Оказывается, ирония предпосылка прямой речи не в меньшей степени, чем наоборот. Другими словами, прямого и непосредственного использования языка для какой-либо цели не было бы, если бы не было также возможности придать языку игривый, субверсивный или вопросительный оттенок. Здесь речь идет не о причинно-следственной, а о концептуальной связи. Форма языковой жизни, не оставляющая места для языковой игры, была бы радикально непохожа на нашу человеческую жизнь с языком. Таким образом, наличие иронии является для нас условием самой возможности того, что мы делаем с помощью слов. Используя выражение некоторых философов, мы можем сказать, что ирония является трансцендентальной предпосылкой нашей совместной жизни.

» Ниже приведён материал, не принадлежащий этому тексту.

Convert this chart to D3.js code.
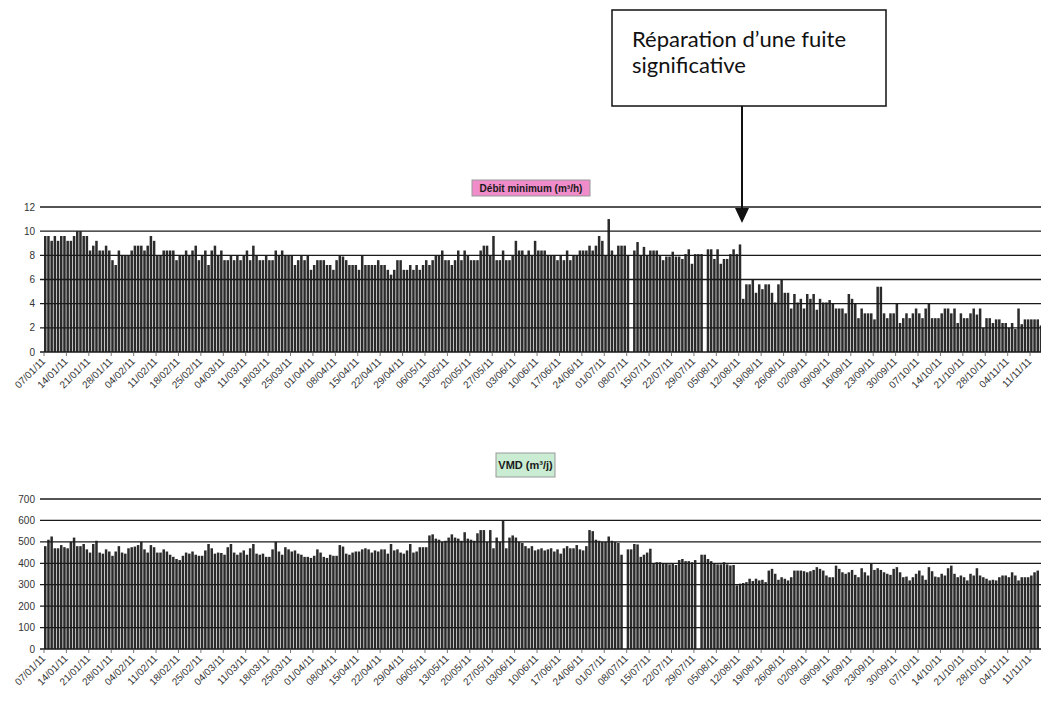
<!DOCTYPE html>
<html><head><meta charset="utf-8">
<script src="https://cdn.jsdelivr.net/npm/d3@7"></script>
<style>body{margin:0;background:#fff}svg{display:block}</style>
</head><body>
<svg id="c" width="1041" height="704"></svg>
<script>
// ---- DATA ----
const startDate = "07/01/11";
const tickLabels = ["07/01/11","14/01/11","21/01/11","28/01/11","04/02/11","11/02/11","18/02/11","25/02/11","04/03/11","11/03/11","18/03/11","25/03/11","01/04/11","08/04/11","15/04/11","22/04/11","29/04/11","06/05/11","13/05/11","20/05/11","27/05/11","03/06/11","10/06/11","17/06/11","24/06/11","01/07/11","08/07/11","15/07/11","22/07/11","29/07/11","05/08/11","12/08/11","19/08/11","26/08/11","02/09/11","09/09/11","16/09/11","23/09/11","30/09/11","07/10/11","14/10/11","21/10/11","28/10/11","04/11/11","11/11/11"];
const minFlowTicks = [0,2,4,6,8,10,12];
const vmdTicks = [0,100,200,300,400,500,600,700];
const minFlowTitle = "Débit minimum (m³/h)";
const vmdTitle = "VMD (m³/j)";
const note = ["Réparation d’une fuite","significative"];

// Débit minimum (m³/h), one value per day from 07/01/11 (null = no data)
const minFlow = [
 9.6,9.6,9.2,9.6,9.2,9.6,9.6, 9.2,9.2,9.6,10,10,9.6,9.6, 8.4,8.8,9.2,8.4,8.4,8.8,8.4,
 7.6,7.2,8.4,8.0,8.0,8.0,8.4, 8.8,8.8,8.8,8.4,8.8,9.6,9.2, 8.0,8.0,8.4,8.4,8.4,8.4,7.6,
 8.0,8.0,8.4,8.0,8.4,8.8,7.6, 8.0,8.4,7.2,8.4,8.8,8.0,8.4, 7.6,7.6,8.0,7.6,8.0,7.6,8.0,
 8.4,7.6,8.8,8.0,7.6,7.6,8.0, 7.6,7.6,8.4,8.0,8.4,8.0,8.0, 8.0,7.2,7.6,8.0,7.6,8.0,6.8,
 7.2,7.6,7.6,7.6,7.2,7.2,6.8, 7.6,8.0,
 7.9,7.6,7.2,7.2,7.2,6.8,8.0,7.2,7.2,7.2, 7.2,7.6,7.2,7.2,6.8,6.4,6.8,7.6,7.6,6.8,
 6.8,7.2,6.8,7.2,6.8,7.2,7.6,7.2,7.6,8.0, 8.0,8.4,7.6,7.6,7.2,7.6,8.4,7.6,8.4,8.0,
 7.6,7.6,7.6,8.4,8.8,8.8,8.0,9.6,7.6,7.6, 8.4,7.6,7.6,8.0,9.2,8.4,8.4,8.0,8.4,8.0,
 9.2,8.4,8.4,8.4,8.0,8.0,8.0,7.6,8.0,7.6, 8.4,7.6,8.0,8.0,8.4,8.4,8.4,8.8,8.4,8.8,9.6,9.2,8.0,
 11.0, 8.4,8.0,8.8,8.8,8.8,8.0, null,
 8.4,9.1,8.0,8.7,8.0,8.4,8.4,8.4,8.0,7.6,7.9,7.9,8.3,7.9,7.9, 7.7,8.1,8.5,7.3,8.1,8.1,8.1, null,
 8.5,8.5,7.7,8.5,7.3,7.7,7.7,8.1,8.5,8.1,8.9,
 4.4,5.6,5.6,6.0,4.9,5.6,5.2,5.6,5.6,4.9, 4.1,5.6,6.0,4.9,4.9,3.6,4.8,4.1,4.4,3.6,
 4.8,4.4,4.8,3.5,4.4,4.1,4.1,4.3,4.0,3.6, 3.6,3.6,3.2,4.8,4.4,4.0,2.8,3.6,3.2,3.2, 3.2,2.7,
 5.4,5.4,
 3.2,2.8,3.2,3.2,4.0,2.4,2.8,3.2,2.8,3.2, 3.6,3.2,2.8,3.6,4.0,2.8,2.8,2.8,3.2,3.6,
 3.6,3.2,3.6,2.4,3.2,2.8,2.8,3.2,3.6,3.1, 3.6,2.0,2.8,2.8,2.4,2.7,2.7,2.4,2.4,2.0,
 2.4,1.9,3.6,2.3,2.7,2.7,2.7,2.7,2.7,2.2
];

// VMD (m³/j), one value per day from 07/01/11 (null = no data)
const vmd = [
 480,510,525,470,470,485,475,470,500,520, 480,480,490,465,450,490,505,450,445,465,
 455,435,455,480,450,445,470,475,478,485, 500,465,450,485,475,450,450,465,455,440,
 430,420,415,435,450,445,455,440,435,435, 460,490,470,445,450,448,440,475,490,450,
 440,450,460,440,470,490,445,440,445,430, 430,465,500,455,440,475,465,455,460,445,
 440,430,430,425,435,465,450,430,425,440, 435,435,485,478,445,440,
 450,455,455,465,470,465,450,460,455, 465,465,445,490,460,465,450,445,460,490,
 450,455,475,475,475,530,535,515,510,500, 505,520,535,520,515,505,545,515,510,505,
 540,555,555,500,555,470,520,500,
 600,
 470,520,530,520,500,495,480,470,480,460, 465,470,460,465,470,455,465,445,470,480,
 470,470,485,465,460,480,
 555,550,
 510,505,500,500,525,505,500,495,440, null,
 465,465,490,488,430,440,450,468,400,405, 405,398,400,395,400,392, 415,420,410,410,405,415, null,
 440,440,420,410,400,395,395,405,395,390,392,
 297,305,308,312,328,317,328,320,323,312,366,374,351,
 323,335,328,320,335,366,366,366,363,358,363,369,382,374,366,343,
 335,335,389,374,358,351,358,369,346,335,377,358,343,397,369,
 377,369,358,351,346,374,382,358,335,338,320,335,351,366,343,
 323,382,363,338,335,351,343,377,389,351,335,343,335,320,351,
 343,377,343,335,328,320,323,320,335,343,343,335,358,343,320,335,335,335,343,358,366
];

// ---- DRAW ----
const svg = d3.select("#c");
const FONT = "'Liberation Sans', Arial, sans-serif";
const days = d3.range(minFlow.length);
const x = d3.scaleBand().domain(days).range([44, 1042]).paddingInner(0.28).paddingOuter(0);
const tickIdx = tickLabels.map((t, i) => i * 7);

function panel(data, yDomain, yRange, ticks, title, box) {
  const y = d3.scaleLinear().domain(yDomain).range(yRange);
  const g = svg.append("g");
  g.selectAll("rect.bar").data(days.filter(i => data[i] != null)).join("rect")
    .attr("class","bar")
    .attr("x", i => x(i)).attr("width", x.bandwidth() + 0.2)
    .attr("y", i => y(data[i])).attr("height", i => y(0) - y(data[i]))
    .attr("fill", "#2b2b2b");
  g.selectAll("line.grid").data(ticks).join("line")
    .attr("class","grid")
    .attr("x1", 40).attr("x2", 1041)
    .attr("y1", d => y(d)).attr("y2", d => y(d))
    .attr("stroke", "#1a1a1a").attr("stroke-width", 1.3);
  g.selectAll("text.yl").data(ticks).join("text")
    .attr("class","yl")
    .attr("x", 35).attr("y", d => y(d) + 3.5)
    .attr("text-anchor","end").attr("font-family", FONT).attr("font-size", 10)
    .attr("fill","#333").text(d => d);
  const base = y(0);
  g.selectAll("line.xt").data(tickIdx).join("line")
    .attr("class","xt")
    .attr("x1", i => x(i)).attr("x2", i => x(i))
    .attr("y1", base).attr("y2", base + 4)
    .attr("stroke","#555").attr("stroke-width",0.8);
  g.selectAll("text.xl").data(tickIdx).join("text")
    .attr("class","xl")
    .attr("transform", i => `translate(${x(i) + 2},${base + 10}) rotate(-45)`)
    .attr("text-anchor","end").attr("font-family", FONT).attr("font-size", 10)
    .attr("fill","#333").text((i, k) => tickLabels[k]);
  g.append("rect").attr("x", box.x).attr("y", box.y).attr("width", box.w).attr("height", box.h)
    .attr("fill", box.fill).attr("stroke", "#999").attr("stroke-width", 1);
  g.append("text").attr("x", box.x + box.w / 2).attr("y", box.y + box.h / 2 + box.fs * 0.36)
    .attr("text-anchor","middle").attr("font-family", FONT).attr("font-weight","bold")
    .attr("font-size", box.fs).attr("fill","#1a1a1a").text(title);
}

panel(minFlow, [0, 12], [352, 207], minFlowTicks, minFlowTitle,
  {x: 472, y: 180, w: 118, h: 16, fill: "#ef8cc9", fs: 10});
panel(vmd, [0, 700], [649, 499], vmdTicks, vmdTitle,
  {x: 496, y: 453, w: 59, h: 24, fill: "#c9ecd3", fs: 11});

// annotation
svg.append("rect").attr("x", 612).attr("y", 10).attr("width", 274).attr("height", 96)
  .attr("fill","#fff").attr("stroke","#111").attr("stroke-width",1.5);
svg.selectAll("text.note").data(note).join("text").attr("class","note")
  .attr("x", 632).attr("y", (d, i) => 47 + i * 26)
  .attr("font-family","Lato, 'Open Sans', sans-serif").attr("font-size", 22)
  .attr("fill","#111").text(d => d);
const ax = 742;
svg.append("line").attr("x1", ax).attr("x2", ax).attr("y1", 106).attr("y2", 210)
  .attr("stroke","#111").attr("stroke-width",2);
svg.append("path").attr("d", `M${ax-7},208 L${ax+7},208 L${ax},223 Z`).attr("fill","#111");
</script>
</body></html>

Сравните мое утверждение с идеей философа Дональда Дэвидсона: чтобы иметь убеждения, животное должно иметь понятие убеждения, а чтобы иметь это понятие, оно должно обладать полноценной концепцией истинности и ложности; ведь убеждение это не просто запись того, как обстоят дела, но ответ и принятие, которые всегда, в силу самой своей природы, поднимают вопрос, являются ли вещи таковыми, какими они представляются[11]. Дэвидсон считал, что для создания такой богатой концепции убеждения необходимо иметь язык, поэтому он полагал, что у бессловесных животных убеждений быть не может. Это провокационный и, возможно, слишком сильный способ сделать более безобидный вывод: в жизни бессловесного животного нет ничего, что позволило бы предположить, будто оно беспокоится об истинности его убеждений[12]. Его существование в этом смысле не сталкивается с проблемами.